## TASK DIRECTIONS
Filter the data for lines with the word "this", then copy every line so identified.

## WORKING DATA
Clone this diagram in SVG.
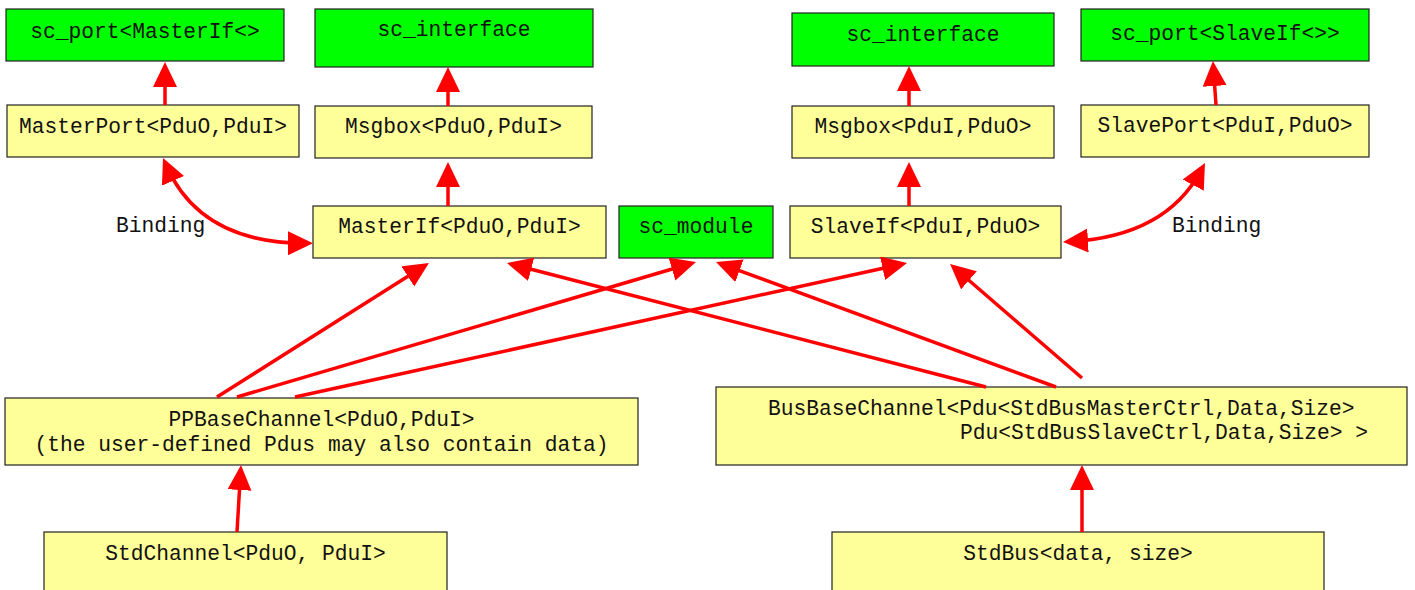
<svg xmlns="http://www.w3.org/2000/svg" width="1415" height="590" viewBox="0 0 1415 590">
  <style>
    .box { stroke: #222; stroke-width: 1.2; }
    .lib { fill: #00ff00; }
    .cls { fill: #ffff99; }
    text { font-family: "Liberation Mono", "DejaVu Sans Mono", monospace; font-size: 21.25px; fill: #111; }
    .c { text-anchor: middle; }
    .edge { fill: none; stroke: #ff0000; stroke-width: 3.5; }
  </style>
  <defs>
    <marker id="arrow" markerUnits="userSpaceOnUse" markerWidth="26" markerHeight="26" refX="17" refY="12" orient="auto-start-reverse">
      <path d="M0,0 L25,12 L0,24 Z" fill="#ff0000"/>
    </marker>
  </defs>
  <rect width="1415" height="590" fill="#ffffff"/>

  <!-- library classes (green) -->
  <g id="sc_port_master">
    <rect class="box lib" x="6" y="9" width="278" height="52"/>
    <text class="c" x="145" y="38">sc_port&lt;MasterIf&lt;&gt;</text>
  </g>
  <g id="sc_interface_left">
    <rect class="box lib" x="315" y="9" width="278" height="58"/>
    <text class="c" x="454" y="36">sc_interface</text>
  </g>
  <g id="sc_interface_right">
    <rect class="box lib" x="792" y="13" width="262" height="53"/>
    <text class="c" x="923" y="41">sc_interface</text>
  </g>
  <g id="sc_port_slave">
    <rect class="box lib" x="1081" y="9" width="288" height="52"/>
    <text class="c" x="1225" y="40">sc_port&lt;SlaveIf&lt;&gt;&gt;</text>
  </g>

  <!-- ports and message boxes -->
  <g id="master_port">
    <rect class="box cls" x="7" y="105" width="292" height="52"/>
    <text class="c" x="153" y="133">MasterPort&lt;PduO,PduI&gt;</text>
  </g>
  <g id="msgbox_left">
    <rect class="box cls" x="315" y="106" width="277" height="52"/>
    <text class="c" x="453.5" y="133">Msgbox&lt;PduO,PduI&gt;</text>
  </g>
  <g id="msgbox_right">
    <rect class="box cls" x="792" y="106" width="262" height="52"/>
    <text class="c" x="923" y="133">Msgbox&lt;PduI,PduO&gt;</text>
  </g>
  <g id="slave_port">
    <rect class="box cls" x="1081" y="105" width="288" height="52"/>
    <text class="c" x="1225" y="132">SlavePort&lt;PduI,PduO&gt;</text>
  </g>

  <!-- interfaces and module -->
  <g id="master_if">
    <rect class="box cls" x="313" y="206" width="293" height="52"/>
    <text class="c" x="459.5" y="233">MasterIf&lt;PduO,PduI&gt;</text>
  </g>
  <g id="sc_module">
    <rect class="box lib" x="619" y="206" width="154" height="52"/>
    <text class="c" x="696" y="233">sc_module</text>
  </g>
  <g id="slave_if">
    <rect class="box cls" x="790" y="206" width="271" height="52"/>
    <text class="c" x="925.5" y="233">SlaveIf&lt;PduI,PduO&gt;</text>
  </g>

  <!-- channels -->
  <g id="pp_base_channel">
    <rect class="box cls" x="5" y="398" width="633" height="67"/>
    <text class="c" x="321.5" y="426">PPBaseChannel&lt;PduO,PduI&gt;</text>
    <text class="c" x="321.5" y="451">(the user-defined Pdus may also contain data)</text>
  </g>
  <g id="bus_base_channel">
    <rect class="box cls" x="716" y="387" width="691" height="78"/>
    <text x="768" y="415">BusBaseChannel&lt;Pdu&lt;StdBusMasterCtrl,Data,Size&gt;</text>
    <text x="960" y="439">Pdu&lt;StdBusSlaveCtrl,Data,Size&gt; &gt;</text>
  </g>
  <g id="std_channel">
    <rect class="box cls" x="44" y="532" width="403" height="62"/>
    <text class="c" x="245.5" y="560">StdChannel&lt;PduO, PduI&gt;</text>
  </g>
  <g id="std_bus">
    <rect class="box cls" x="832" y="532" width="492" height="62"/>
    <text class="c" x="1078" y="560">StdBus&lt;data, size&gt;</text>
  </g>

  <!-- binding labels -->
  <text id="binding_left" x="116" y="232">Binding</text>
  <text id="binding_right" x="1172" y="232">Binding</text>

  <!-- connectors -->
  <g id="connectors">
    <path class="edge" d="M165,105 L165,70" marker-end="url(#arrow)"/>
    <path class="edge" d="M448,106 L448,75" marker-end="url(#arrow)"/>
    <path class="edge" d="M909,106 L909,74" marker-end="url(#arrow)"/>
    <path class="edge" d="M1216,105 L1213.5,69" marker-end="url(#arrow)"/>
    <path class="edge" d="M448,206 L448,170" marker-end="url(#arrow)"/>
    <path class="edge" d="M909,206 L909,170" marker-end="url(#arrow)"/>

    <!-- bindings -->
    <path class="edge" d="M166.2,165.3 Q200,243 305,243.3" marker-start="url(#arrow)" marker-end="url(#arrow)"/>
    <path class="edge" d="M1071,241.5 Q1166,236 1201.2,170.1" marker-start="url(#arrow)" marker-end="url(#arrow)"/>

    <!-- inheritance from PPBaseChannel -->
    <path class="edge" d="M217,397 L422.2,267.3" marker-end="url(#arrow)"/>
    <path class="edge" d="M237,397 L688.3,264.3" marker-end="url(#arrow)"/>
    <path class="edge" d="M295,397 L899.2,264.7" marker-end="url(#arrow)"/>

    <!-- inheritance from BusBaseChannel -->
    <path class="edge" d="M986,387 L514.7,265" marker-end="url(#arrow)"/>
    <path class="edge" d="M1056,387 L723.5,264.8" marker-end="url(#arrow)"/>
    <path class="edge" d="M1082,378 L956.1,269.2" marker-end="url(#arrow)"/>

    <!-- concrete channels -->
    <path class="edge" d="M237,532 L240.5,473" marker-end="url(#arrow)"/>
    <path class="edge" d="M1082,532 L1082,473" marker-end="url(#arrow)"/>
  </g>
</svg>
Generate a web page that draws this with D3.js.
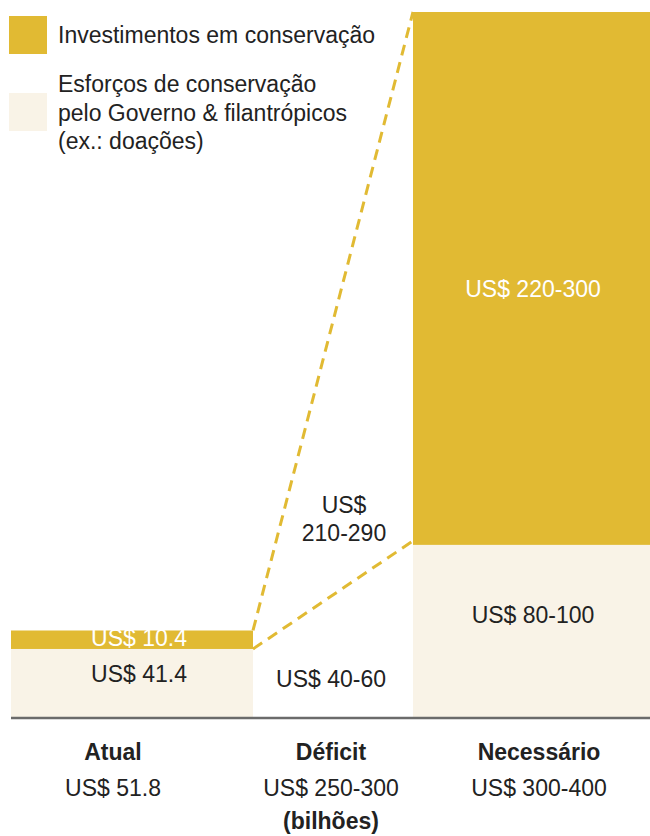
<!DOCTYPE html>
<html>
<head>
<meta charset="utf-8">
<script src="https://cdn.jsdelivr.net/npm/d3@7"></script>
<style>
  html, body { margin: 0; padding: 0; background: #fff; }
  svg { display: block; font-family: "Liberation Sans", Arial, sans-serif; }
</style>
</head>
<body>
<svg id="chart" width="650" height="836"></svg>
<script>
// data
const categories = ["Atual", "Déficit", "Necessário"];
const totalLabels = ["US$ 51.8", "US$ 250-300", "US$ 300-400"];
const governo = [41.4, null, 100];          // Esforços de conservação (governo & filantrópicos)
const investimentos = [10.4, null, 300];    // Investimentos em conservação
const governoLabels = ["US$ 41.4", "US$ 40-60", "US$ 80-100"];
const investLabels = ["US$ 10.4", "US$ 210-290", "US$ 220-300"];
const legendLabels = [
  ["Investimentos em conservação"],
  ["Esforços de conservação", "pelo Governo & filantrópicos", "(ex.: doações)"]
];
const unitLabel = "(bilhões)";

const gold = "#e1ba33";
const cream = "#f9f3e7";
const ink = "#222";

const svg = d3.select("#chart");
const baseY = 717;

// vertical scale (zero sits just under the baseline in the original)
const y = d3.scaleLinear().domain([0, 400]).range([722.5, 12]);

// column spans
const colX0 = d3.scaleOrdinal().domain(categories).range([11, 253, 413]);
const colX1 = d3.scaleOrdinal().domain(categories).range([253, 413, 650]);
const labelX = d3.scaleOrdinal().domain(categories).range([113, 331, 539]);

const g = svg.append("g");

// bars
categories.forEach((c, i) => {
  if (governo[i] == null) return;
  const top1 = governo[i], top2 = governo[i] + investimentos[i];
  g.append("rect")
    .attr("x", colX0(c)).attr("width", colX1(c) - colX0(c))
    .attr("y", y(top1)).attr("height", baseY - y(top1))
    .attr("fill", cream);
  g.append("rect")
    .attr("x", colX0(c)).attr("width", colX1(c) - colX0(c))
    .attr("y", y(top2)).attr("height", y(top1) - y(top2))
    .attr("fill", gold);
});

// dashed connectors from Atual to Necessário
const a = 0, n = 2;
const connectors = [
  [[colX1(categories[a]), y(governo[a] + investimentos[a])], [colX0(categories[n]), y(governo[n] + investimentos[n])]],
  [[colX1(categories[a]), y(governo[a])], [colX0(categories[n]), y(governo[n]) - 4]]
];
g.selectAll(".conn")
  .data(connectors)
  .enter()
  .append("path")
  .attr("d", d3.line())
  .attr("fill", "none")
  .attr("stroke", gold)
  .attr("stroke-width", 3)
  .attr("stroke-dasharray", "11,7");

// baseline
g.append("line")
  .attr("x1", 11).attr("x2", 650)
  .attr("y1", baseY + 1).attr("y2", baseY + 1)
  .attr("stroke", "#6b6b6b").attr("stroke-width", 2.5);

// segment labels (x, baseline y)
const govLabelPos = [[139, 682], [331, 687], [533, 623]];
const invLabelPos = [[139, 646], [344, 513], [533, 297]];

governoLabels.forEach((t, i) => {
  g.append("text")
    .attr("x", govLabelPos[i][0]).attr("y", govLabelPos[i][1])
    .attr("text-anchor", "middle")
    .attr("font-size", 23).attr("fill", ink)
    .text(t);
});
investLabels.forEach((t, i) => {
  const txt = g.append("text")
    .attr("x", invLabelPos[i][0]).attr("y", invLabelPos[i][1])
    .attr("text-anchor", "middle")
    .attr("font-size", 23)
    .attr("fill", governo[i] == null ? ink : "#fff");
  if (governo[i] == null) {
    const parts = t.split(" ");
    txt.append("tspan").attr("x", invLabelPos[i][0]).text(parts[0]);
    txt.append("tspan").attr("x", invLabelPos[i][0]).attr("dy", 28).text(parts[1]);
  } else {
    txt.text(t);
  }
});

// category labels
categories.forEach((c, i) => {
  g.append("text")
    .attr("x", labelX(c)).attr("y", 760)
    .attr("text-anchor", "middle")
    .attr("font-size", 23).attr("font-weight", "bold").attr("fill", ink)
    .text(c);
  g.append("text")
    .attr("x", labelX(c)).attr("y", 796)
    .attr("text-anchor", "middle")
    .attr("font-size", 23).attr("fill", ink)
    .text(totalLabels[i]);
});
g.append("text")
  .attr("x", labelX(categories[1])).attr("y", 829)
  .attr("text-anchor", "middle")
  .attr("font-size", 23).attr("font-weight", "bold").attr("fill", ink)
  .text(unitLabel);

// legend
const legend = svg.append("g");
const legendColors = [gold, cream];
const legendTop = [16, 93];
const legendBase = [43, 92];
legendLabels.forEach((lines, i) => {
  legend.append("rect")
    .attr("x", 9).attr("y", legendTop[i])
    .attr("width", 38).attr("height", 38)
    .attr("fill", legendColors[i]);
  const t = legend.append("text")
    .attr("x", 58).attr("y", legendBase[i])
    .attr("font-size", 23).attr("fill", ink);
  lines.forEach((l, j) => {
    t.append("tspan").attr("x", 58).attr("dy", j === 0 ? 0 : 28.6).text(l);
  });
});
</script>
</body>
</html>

## EXERCISE SOLUTION
Clone this diagram in SVG.
Generate a web page that draws this with D3.js.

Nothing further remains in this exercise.